Plotting code records:

++++++

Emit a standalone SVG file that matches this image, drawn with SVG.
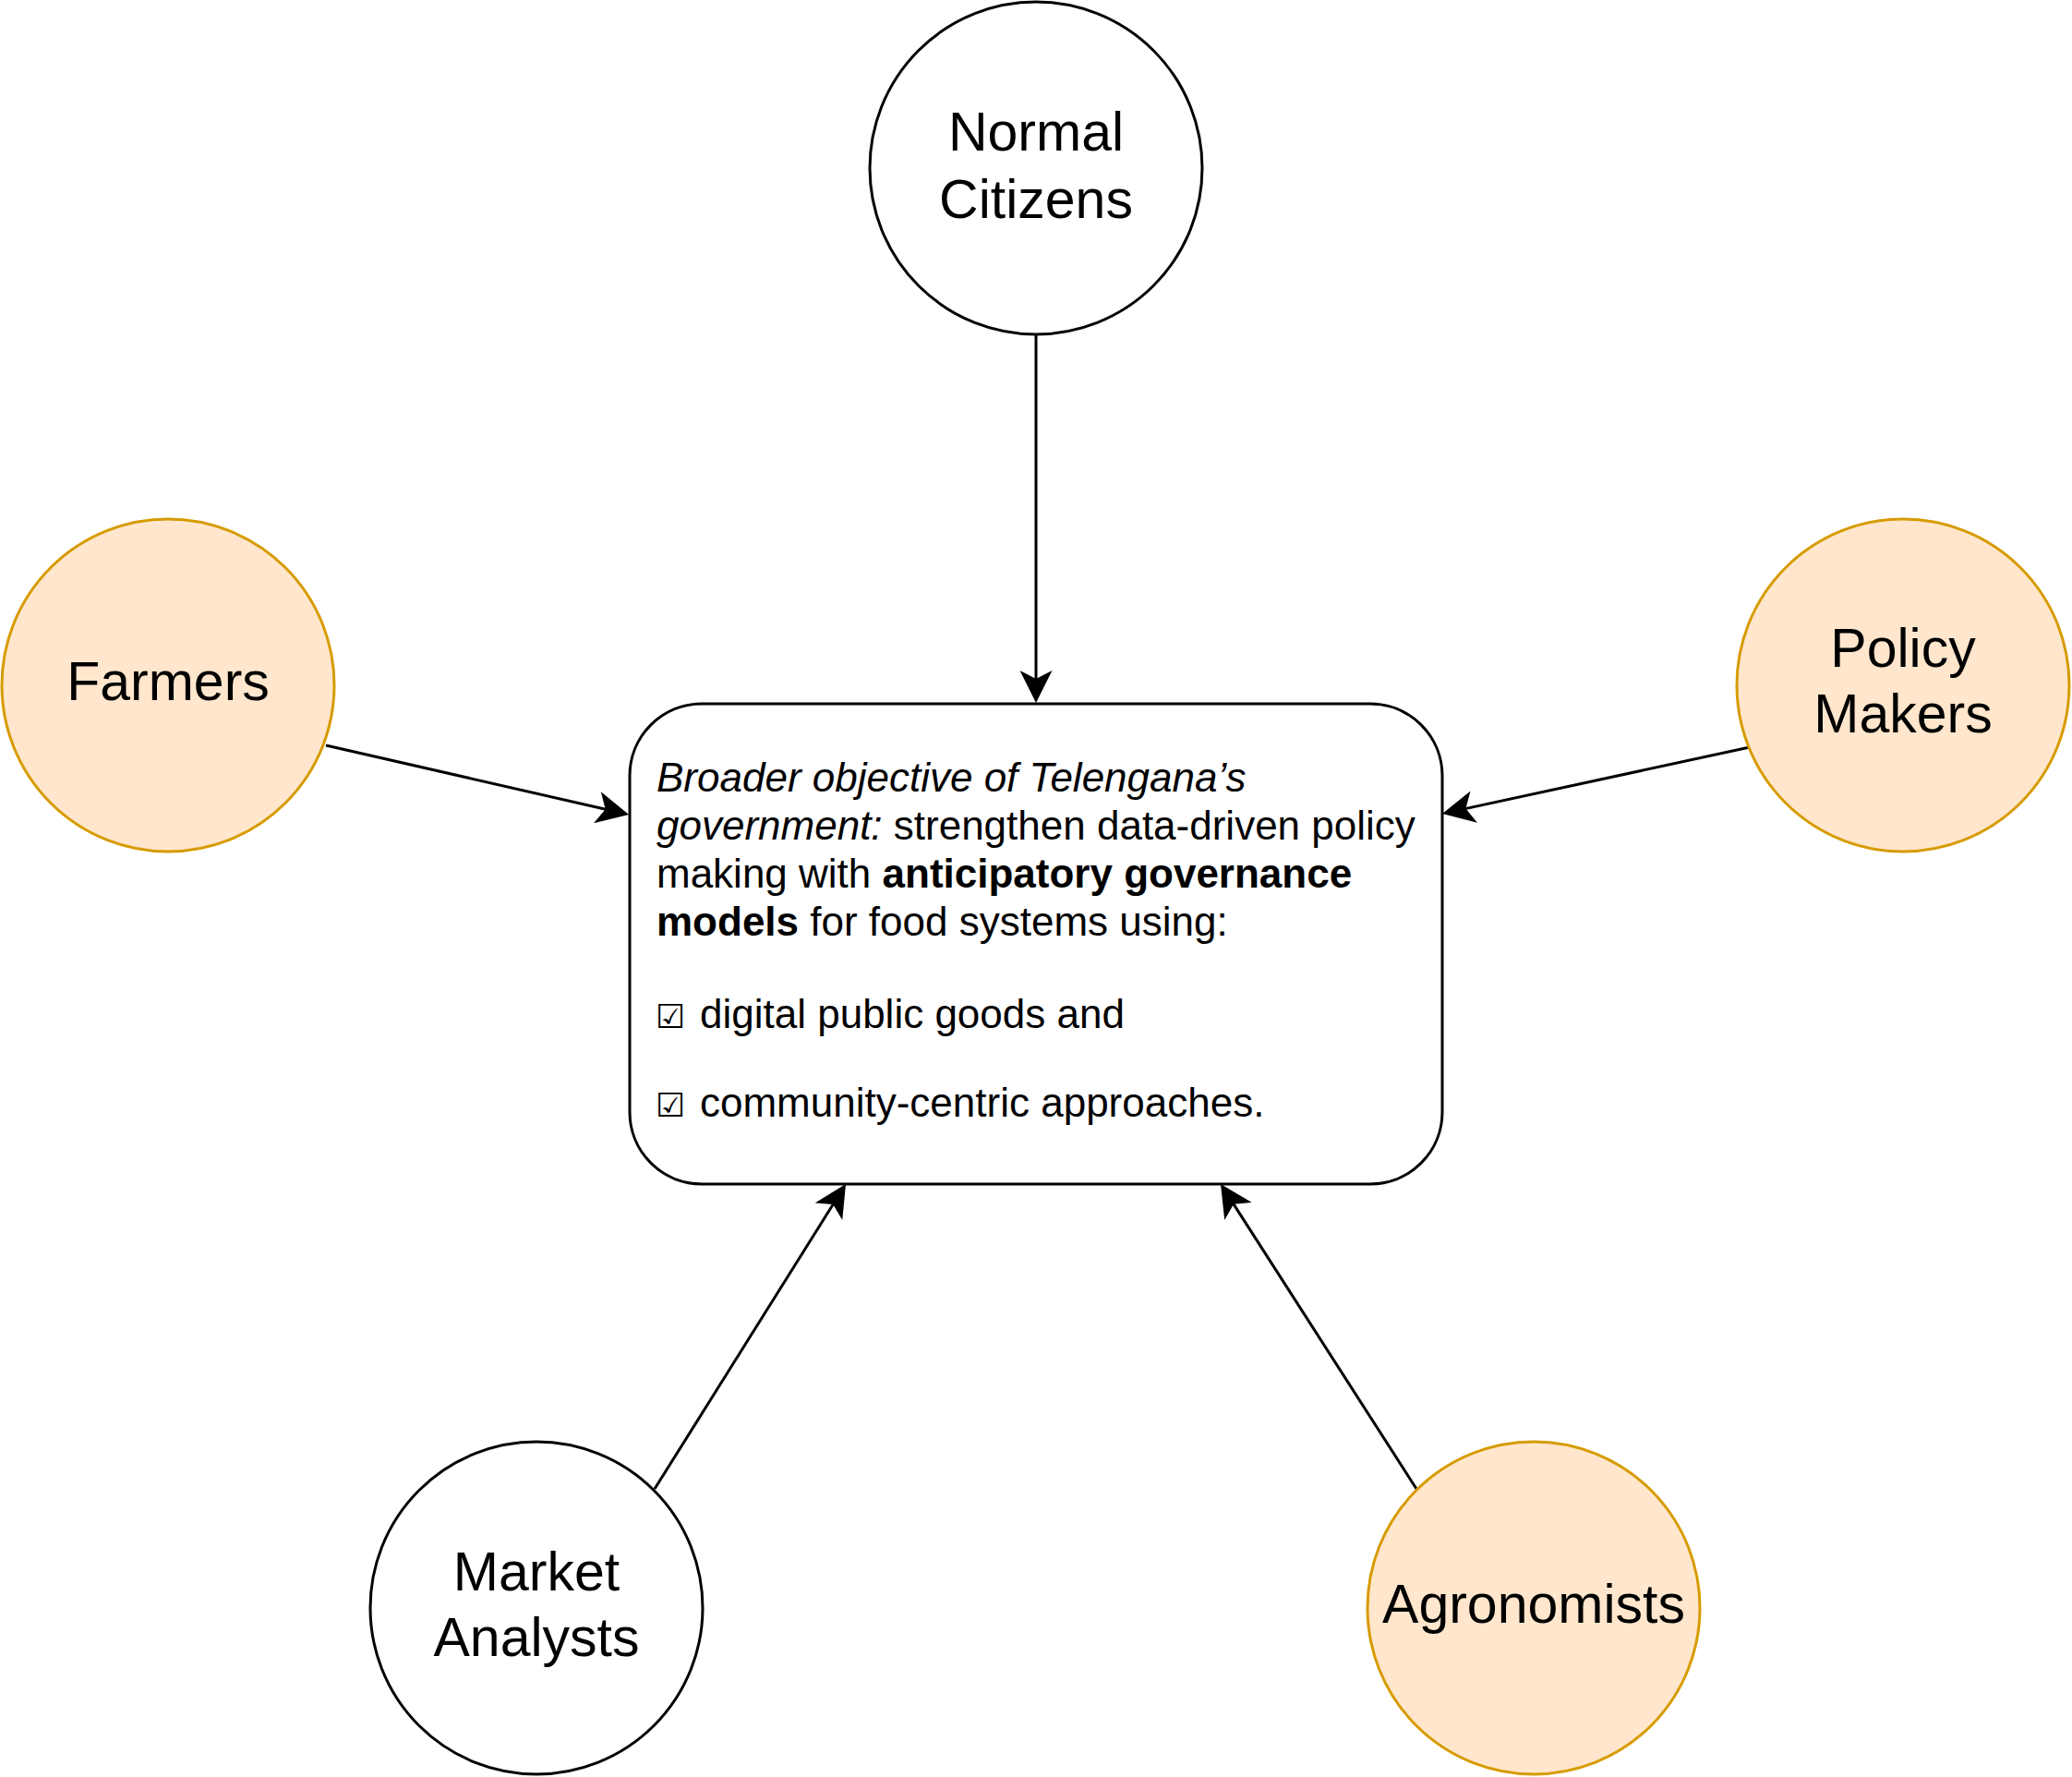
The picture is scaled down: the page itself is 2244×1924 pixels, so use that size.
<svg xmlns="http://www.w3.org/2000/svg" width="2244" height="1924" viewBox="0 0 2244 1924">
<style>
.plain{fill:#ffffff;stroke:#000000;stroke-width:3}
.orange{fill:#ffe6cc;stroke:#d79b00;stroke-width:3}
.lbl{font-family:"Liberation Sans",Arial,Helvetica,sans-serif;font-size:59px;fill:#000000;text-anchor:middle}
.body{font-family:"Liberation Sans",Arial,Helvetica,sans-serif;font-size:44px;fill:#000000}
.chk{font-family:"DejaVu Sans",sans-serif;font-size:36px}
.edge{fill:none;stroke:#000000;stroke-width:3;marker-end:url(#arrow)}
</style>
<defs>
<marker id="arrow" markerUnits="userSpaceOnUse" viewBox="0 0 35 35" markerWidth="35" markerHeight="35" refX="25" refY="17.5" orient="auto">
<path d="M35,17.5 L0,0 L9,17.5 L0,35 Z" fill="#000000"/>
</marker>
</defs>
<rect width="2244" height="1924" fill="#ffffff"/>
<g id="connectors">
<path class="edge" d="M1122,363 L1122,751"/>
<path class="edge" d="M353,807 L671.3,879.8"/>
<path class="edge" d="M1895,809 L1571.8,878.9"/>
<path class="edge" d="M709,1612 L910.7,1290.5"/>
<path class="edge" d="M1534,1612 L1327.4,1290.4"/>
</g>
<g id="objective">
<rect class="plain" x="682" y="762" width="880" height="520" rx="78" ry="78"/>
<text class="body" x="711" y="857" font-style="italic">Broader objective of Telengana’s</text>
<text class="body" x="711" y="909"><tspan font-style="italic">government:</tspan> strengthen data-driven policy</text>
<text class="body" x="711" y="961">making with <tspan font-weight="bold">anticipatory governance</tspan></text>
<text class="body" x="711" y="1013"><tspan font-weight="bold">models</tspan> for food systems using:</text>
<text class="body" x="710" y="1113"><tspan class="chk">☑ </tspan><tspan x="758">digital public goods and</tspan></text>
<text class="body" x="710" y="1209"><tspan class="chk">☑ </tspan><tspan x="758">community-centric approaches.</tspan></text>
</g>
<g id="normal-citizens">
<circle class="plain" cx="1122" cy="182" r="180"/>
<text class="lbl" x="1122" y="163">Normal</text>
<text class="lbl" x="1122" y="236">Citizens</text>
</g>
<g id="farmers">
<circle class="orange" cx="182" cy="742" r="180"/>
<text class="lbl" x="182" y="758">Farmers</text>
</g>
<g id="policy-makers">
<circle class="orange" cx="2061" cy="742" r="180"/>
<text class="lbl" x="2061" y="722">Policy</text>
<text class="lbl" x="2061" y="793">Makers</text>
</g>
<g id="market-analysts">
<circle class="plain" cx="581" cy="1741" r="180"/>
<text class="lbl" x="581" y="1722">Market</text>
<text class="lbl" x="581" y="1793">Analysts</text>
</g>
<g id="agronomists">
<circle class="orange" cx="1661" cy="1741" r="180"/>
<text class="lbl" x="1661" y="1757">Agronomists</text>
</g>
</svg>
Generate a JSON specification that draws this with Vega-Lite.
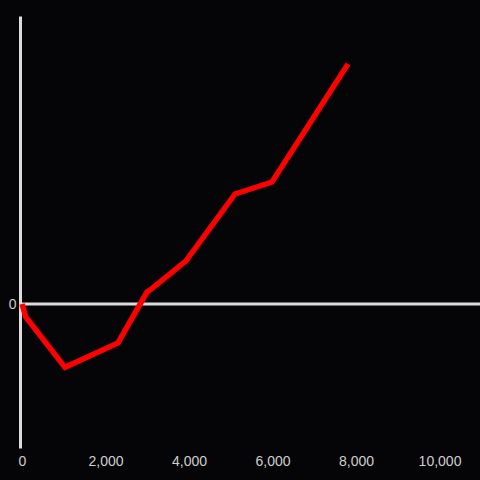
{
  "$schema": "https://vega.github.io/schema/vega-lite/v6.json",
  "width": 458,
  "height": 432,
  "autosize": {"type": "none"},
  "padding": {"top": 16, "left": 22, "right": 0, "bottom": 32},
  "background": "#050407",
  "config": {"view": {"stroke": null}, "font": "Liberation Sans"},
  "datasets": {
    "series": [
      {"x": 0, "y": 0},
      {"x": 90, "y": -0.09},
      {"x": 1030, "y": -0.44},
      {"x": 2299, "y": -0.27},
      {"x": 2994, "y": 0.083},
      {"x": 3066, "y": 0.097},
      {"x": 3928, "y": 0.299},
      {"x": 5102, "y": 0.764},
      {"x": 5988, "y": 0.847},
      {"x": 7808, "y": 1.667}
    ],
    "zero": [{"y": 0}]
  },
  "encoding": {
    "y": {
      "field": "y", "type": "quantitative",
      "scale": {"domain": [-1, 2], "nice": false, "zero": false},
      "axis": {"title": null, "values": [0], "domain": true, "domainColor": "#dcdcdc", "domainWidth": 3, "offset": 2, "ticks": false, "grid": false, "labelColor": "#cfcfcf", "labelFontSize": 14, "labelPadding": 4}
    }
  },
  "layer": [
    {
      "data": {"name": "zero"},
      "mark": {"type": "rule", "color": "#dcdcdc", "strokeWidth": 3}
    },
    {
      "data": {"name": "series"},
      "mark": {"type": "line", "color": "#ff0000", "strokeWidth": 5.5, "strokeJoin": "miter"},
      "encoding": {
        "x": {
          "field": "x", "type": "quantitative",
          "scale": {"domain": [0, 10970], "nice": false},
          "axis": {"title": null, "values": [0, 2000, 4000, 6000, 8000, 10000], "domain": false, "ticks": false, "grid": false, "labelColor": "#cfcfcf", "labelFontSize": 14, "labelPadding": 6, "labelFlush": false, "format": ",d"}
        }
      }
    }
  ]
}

++++++

STATED EXERCISE →
Each record must be quoted in full and exactly. Do not include the pictures.

COMPLETED TASK →
Emit a standalone SVG file that matches this image, drawn with SVG.
The picture is scaled down: the page itself is 2244×1924 pixels, so use that size.
<svg xmlns="http://www.w3.org/2000/svg" width="2244" height="1924" viewBox="0 0 2244 1924">
<style>
.plain{fill:#ffffff;stroke:#000000;stroke-width:3}
.orange{fill:#ffe6cc;stroke:#d79b00;stroke-width:3}
.lbl{font-family:"Liberation Sans",Arial,Helvetica,sans-serif;font-size:59px;fill:#000000;text-anchor:middle}
.body{font-family:"Liberation Sans",Arial,Helvetica,sans-serif;font-size:44px;fill:#000000}
.chk{font-family:"DejaVu Sans",sans-serif;font-size:36px}
.edge{fill:none;stroke:#000000;stroke-width:3;marker-end:url(#arrow)}
</style>
<defs>
<marker id="arrow" markerUnits="userSpaceOnUse" viewBox="0 0 35 35" markerWidth="35" markerHeight="35" refX="25" refY="17.5" orient="auto">
<path d="M35,17.5 L0,0 L9,17.5 L0,35 Z" fill="#000000"/>
</marker>
</defs>
<rect width="2244" height="1924" fill="#ffffff"/>
<g id="connectors">
<path class="edge" d="M1122,363 L1122,751"/>
<path class="edge" d="M353,807 L671.3,879.8"/>
<path class="edge" d="M1895,809 L1571.8,878.9"/>
<path class="edge" d="M709,1612 L910.7,1290.5"/>
<path class="edge" d="M1534,1612 L1327.4,1290.4"/>
</g>
<g id="objective">
<rect class="plain" x="682" y="762" width="880" height="520" rx="78" ry="78"/>
<text class="body" x="711" y="857" font-style="italic">Broader objective of Telengana’s</text>
<text class="body" x="711" y="909"><tspan font-style="italic">government:</tspan> strengthen data-driven policy</text>
<text class="body" x="711" y="961">making with <tspan font-weight="bold">anticipatory governance</tspan></text>
<text class="body" x="711" y="1013"><tspan font-weight="bold">models</tspan> for food systems using:</text>
<text class="body" x="710" y="1113"><tspan class="chk">☑ </tspan><tspan x="758">digital public goods and</tspan></text>
<text class="body" x="710" y="1209"><tspan class="chk">☑ </tspan><tspan x="758">community-centric approaches.</tspan></text>
</g>
<g id="normal-citizens">
<circle class="plain" cx="1122" cy="182" r="180"/>
<text class="lbl" x="1122" y="163">Normal</text>
<text class="lbl" x="1122" y="236">Citizens</text>
</g>
<g id="farmers">
<circle class="orange" cx="182" cy="742" r="180"/>
<text class="lbl" x="182" y="758">Farmers</text>
</g>
<g id="policy-makers">
<circle class="orange" cx="2061" cy="742" r="180"/>
<text class="lbl" x="2061" y="722">Policy</text>
<text class="lbl" x="2061" y="793">Makers</text>
</g>
<g id="market-analysts">
<circle class="plain" cx="581" cy="1741" r="180"/>
<text class="lbl" x="581" y="1722">Market</text>
<text class="lbl" x="581" y="1793">Analysts</text>
</g>
<g id="agronomists">
<circle class="orange" cx="1661" cy="1741" r="180"/>
<text class="lbl" x="1661" y="1757">Agronomists</text>
</g>
</svg>
Generate a JSON specification that draws this with Vega-Lite.
{
  "$schema": "https://vega.github.io/schema/vega-lite/v6.json",
  "width": 458,
  "height": 432,
  "autosize": {"type": "none"},
  "padding": {"top": 16, "left": 22, "right": 0, "bottom": 32},
  "background": "#050407",
  "config": {"view": {"stroke": null}, "font": "Liberation Sans"},
  "datasets": {
    "series": [
      {"x": 0, "y": 0},
      {"x": 90, "y": -0.09},
      {"x": 1030, "y": -0.44},
      {"x": 2299, "y": -0.27},
      {"x": 2994, "y": 0.083},
      {"x": 3066, "y": 0.097},
      {"x": 3928, "y": 0.299},
      {"x": 5102, "y": 0.764},
      {"x": 5988, "y": 0.847},
      {"x": 7808, "y": 1.667}
    ],
    "zero": [{"y": 0}]
  },
  "encoding": {
    "y": {
      "field": "y", "type": "quantitative",
      "scale": {"domain": [-1, 2], "nice": false, "zero": false},
      "axis": {"title": null, "values": [0], "domain": true, "domainColor": "#dcdcdc", "domainWidth": 3, "offset": 2, "ticks": false, "grid": false, "labelColor": "#cfcfcf", "labelFontSize": 14, "labelPadding": 4}
    }
  },
  "layer": [
    {
      "data": {"name": "zero"},
      "mark": {"type": "rule", "color": "#dcdcdc", "strokeWidth": 3}
    },
    {
      "data": {"name": "series"},
      "mark": {"type": "line", "color": "#ff0000", "strokeWidth": 5.5, "strokeJoin": "miter"},
      "encoding": {
        "x": {
          "field": "x", "type": "quantitative",
          "scale": {"domain": [0, 10970], "nice": false},
          "axis": {"title": null, "values": [0, 2000, 4000, 6000, 8000, 10000], "domain": false, "ticks": false, "grid": false, "labelColor": "#cfcfcf", "labelFontSize": 14, "labelPadding": 6, "labelFlush": false, "format": ",d"}
        }
      }
    }
  ]
}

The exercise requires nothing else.